EXERCISE: Working from the top of the listing below, retype each line through the line containing "import pandas as pd", both included, with no pictures.

INPUT RECORDS:
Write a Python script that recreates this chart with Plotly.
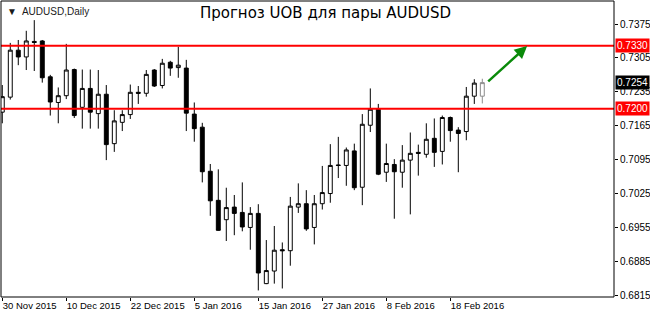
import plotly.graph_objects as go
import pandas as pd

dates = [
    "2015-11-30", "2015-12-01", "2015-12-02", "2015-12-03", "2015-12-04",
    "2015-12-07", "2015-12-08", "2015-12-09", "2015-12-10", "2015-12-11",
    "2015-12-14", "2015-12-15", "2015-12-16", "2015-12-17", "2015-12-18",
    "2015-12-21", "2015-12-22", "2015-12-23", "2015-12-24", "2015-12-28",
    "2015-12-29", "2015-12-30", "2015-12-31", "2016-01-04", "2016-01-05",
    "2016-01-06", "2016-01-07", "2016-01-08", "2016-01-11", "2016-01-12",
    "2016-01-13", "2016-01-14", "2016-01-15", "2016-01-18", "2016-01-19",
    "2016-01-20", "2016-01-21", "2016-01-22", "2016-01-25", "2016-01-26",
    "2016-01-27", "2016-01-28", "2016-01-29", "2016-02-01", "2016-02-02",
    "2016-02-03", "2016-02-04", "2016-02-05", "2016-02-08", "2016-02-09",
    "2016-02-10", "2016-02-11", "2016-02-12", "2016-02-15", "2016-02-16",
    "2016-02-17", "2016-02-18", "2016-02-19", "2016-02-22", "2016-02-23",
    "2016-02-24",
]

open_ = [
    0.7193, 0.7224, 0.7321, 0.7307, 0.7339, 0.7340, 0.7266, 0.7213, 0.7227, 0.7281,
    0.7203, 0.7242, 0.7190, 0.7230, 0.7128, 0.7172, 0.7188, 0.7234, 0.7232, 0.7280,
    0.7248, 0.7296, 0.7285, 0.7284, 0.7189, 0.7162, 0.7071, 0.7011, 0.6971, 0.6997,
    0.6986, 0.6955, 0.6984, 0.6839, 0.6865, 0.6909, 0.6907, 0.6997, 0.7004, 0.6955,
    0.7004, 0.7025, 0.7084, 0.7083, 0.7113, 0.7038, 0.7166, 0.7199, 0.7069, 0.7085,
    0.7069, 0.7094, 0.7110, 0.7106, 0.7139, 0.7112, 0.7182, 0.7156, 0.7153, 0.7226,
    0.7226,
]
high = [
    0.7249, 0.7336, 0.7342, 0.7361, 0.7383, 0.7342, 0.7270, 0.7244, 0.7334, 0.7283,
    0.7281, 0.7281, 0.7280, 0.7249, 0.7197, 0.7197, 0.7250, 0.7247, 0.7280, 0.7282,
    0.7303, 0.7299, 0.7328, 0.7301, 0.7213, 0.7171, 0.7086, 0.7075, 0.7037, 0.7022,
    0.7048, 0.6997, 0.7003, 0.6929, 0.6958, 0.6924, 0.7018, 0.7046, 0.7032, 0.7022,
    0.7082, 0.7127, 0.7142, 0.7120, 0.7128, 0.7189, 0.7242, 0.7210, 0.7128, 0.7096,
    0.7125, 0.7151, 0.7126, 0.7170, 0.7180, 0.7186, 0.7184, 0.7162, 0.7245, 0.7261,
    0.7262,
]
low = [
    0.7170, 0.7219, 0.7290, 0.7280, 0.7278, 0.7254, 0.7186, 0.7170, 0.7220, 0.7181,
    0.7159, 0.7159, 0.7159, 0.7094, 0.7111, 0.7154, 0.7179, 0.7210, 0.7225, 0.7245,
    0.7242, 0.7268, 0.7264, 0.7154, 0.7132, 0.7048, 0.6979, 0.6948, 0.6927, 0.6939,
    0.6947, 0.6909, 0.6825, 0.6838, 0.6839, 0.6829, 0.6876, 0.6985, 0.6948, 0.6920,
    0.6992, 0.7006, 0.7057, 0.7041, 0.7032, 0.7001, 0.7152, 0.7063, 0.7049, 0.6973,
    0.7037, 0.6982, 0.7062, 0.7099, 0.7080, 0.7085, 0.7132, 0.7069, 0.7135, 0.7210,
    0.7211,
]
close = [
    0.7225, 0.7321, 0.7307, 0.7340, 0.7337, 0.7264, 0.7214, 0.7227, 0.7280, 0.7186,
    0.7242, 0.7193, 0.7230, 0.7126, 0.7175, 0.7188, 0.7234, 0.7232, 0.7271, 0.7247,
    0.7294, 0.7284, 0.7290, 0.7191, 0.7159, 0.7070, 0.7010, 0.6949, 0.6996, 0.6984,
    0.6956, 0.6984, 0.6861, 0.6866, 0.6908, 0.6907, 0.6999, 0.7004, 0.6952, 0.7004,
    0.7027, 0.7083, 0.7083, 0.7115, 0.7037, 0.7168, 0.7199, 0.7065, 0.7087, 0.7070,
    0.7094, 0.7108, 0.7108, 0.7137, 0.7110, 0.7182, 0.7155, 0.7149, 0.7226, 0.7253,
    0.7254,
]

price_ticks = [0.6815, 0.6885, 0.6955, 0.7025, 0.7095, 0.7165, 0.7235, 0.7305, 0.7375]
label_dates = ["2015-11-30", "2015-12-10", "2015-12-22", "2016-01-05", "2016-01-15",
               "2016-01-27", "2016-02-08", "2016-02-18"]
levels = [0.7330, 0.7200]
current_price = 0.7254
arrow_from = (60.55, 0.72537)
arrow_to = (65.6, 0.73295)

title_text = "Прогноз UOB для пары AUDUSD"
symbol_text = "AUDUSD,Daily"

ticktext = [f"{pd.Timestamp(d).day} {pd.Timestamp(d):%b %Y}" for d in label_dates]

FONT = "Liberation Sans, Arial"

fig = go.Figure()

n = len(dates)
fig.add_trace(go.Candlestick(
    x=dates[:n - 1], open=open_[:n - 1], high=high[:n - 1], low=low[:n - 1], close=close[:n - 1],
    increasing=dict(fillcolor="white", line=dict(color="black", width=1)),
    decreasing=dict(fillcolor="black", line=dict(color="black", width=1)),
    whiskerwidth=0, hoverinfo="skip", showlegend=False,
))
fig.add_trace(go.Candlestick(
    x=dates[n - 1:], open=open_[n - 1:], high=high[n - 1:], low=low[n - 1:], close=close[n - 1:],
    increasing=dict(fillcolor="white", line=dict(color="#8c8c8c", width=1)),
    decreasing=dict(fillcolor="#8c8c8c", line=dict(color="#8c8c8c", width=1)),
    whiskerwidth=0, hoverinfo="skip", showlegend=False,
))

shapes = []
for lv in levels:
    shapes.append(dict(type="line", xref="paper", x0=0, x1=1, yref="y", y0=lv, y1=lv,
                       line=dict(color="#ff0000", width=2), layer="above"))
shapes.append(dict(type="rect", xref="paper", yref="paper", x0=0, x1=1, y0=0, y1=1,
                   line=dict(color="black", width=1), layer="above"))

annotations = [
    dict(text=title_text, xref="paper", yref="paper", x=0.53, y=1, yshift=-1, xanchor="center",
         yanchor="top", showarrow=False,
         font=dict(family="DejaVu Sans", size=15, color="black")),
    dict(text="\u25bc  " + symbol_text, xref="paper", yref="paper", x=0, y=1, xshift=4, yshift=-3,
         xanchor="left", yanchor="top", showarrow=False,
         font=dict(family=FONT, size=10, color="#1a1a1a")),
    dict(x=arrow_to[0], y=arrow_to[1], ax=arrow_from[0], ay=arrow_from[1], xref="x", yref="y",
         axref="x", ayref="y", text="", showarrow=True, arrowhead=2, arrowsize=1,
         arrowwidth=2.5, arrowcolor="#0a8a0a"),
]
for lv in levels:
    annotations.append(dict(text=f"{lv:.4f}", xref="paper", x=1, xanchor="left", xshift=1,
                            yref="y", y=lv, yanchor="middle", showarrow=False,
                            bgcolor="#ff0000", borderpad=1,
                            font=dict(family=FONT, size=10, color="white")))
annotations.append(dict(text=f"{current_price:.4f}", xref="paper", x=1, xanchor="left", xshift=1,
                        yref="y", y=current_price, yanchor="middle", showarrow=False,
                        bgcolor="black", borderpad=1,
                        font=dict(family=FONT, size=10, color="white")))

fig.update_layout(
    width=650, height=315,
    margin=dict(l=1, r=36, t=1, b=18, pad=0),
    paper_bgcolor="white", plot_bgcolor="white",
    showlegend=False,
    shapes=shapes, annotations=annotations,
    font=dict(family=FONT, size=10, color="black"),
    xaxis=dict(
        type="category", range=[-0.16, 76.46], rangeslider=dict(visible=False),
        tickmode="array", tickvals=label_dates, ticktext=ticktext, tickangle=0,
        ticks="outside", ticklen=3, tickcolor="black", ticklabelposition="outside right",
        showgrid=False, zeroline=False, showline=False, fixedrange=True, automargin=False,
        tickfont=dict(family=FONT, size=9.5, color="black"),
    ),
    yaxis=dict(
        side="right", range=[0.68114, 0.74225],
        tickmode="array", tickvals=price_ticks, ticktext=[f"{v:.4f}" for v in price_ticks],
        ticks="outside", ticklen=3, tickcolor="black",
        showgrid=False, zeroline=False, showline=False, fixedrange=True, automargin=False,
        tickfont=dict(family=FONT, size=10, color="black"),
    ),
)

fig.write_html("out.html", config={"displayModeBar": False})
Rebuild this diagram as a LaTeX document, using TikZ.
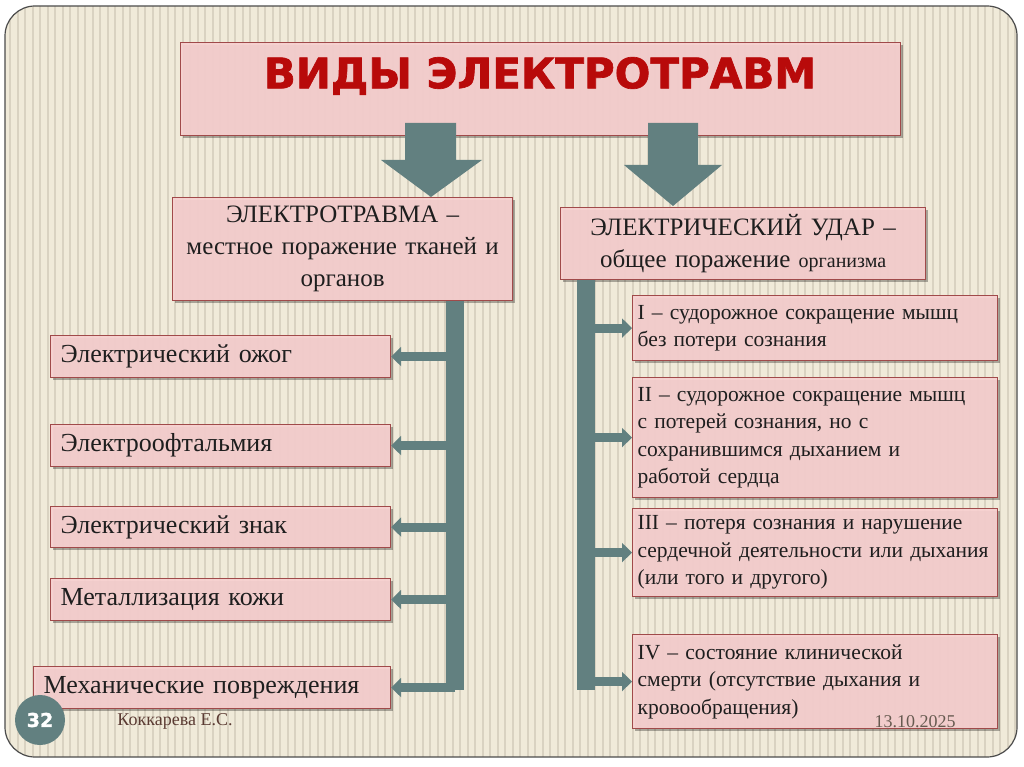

EXPECTED ANSWER:
Write a Python script that recreates this chart with Plotly.
import plotly.graph_objects as go
import pandas as pd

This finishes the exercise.